Stevenson had suffered from fibronous bronchitis since childhood, and the newly married couple were seeking a location from the summer fogs of San Francisco which were extremely damaging to Stevenson's sensitive lungs. Friends suggested Calistoga in the upper Napa Valley. Upon arrival at Calistoga, Robert Louis Stevenson and his bride registered at the Hot Springs Hotel. However, the cost of ten dollars per week per person for the cottage encouraged Stevenson to seek accommodations of a more modest nature. Through a local storekeeper, Morris Friedberg, the newlyweds were directed to an abandoned mining town named Silverado, on the shoulder of Mount St. Helena, over two thousand feet above the little hotsprings town. There the Stevensons'moved into a deteriorating three-story bunkhouse.

For two months at Silverado, Robert Louis Stevenson found rest, fresh air and warm sunshine, contentment and rare health. He kept a diary, his `Silverado Journal,' a meticulous record of his experiences which were incorporated into his famed Silverado Squatters (1883) written when he lived in Bournemouth, England. Many of his notes of the enchanting, almost primitive scenery around him later provided much of the descriptive detail for Treasure Island (1883).

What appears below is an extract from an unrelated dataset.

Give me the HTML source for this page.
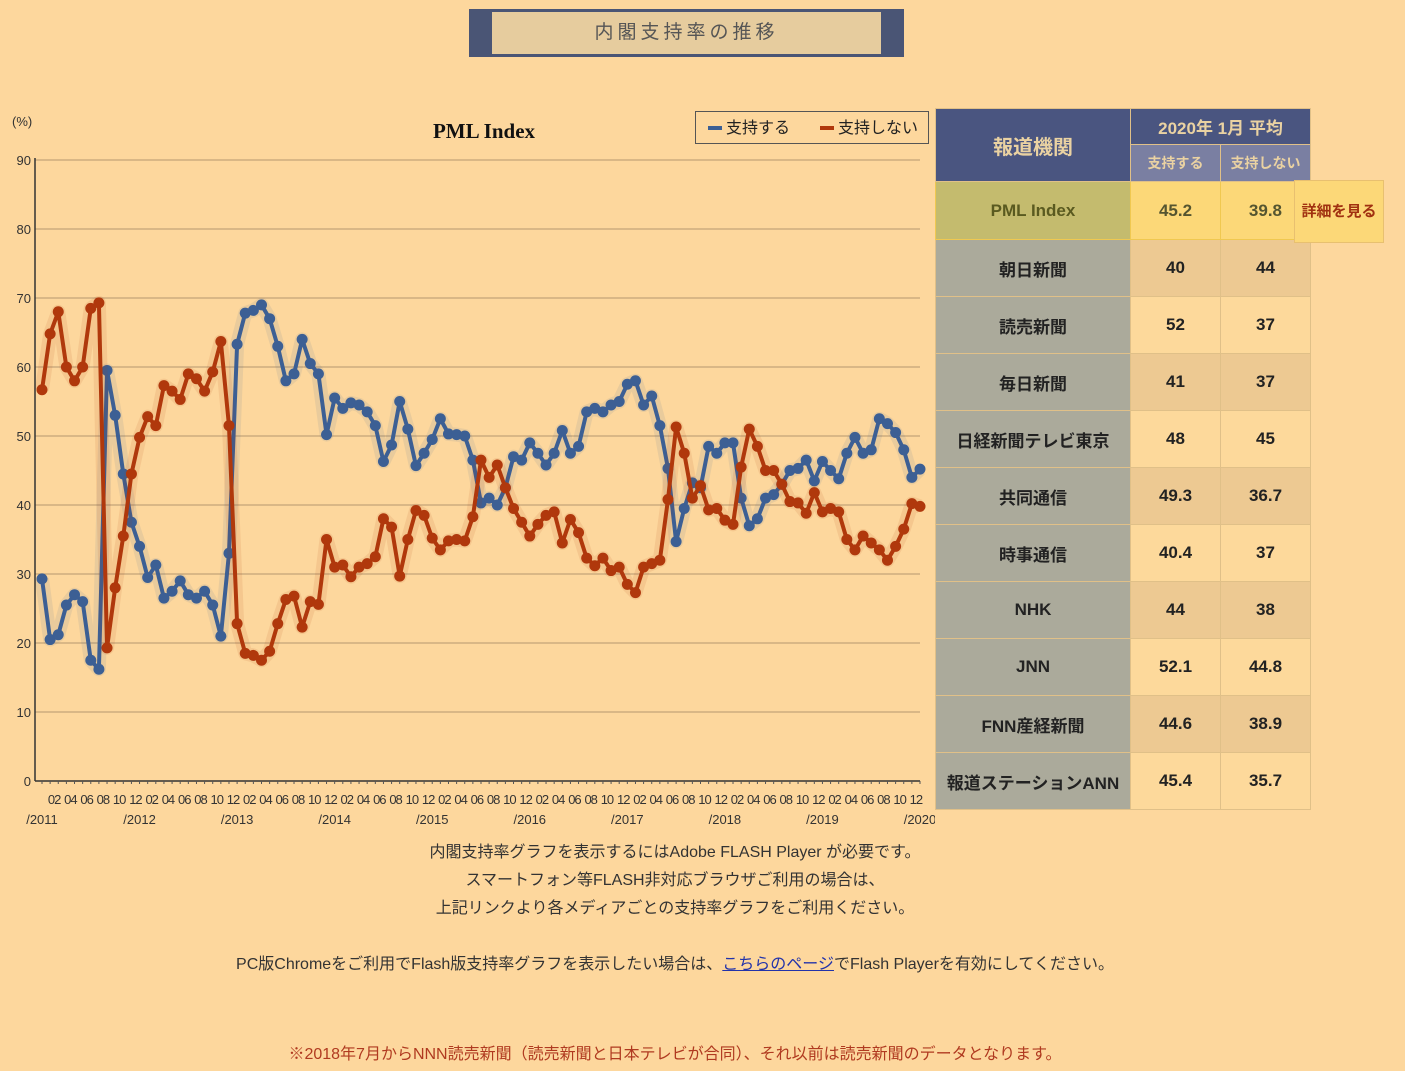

The Robert Louis Stevenson State Park now encompasses the site of the Stevensons' honeymoon stay. The entrance to Silverado is at the summit of Highway 29, eighteen miles from St. Helena, eight miles from Calistoga. A new and comfortable trail has been constructed in recent years, leading up through shady forest land, opening occasionally to magnificent prospects across the wild mountainous landscape of Lake County and down through the vineyards cupped within the bordering ranges of Napa Valley.

 

THE VAILIMA FOUNDATION

 

The Vailima Foundation was established by Charlotte and Norman H. Strouse in 1968 to provide funds for the creation of a Robert Louis Stevenson Museum in the St. Helena area into which their collection of Stevenson books, art, manuscripts and memorabilia could be placed as a permanent gift.

The trustees of the Vailima Foundation direct the affairs of the Silverado Museum and the Foundation provides the funds for the maintenance and expansion of the collection.

While funds are not solicited from the public, contributions are always gratefully accepted. Gifts of Stevenson material suitable for the purposes of the Museum are encouraged and, since the Museum opened, many generous and important gifts of Stevensoniana have been received, thus insuring the continued growth of the collection.

 

MUSEUM HOURS

 
Through the generous assistance of a volunteer docents group, made up of interested people from the Napa Valley, the Museum is open to the public from 12 noon to 4:00 P.M. every day except Mondays and holidays. Arrangements can be made for organized groups to be received at the Museum during morning hours from 9:30 to 11:45 a.m. Admission is free.

Contacts: Ed Reynolds, Curator; Ann Kindred, Associate Curator/Museum Archivist.

Telephone: (707)963-3757.
Web address: http://www.silveradomuseum.org/
 

MAP TO MUSEUM

 
To reach the Silverado Museum go on Highway 29, which is Main Street in St. Helena. From Main Street turn East on Adams Street and proceed to Library Lane. Turn left and proceed to the Library which is the big white building on your right. The Museum is on the south side of the Public Library complex.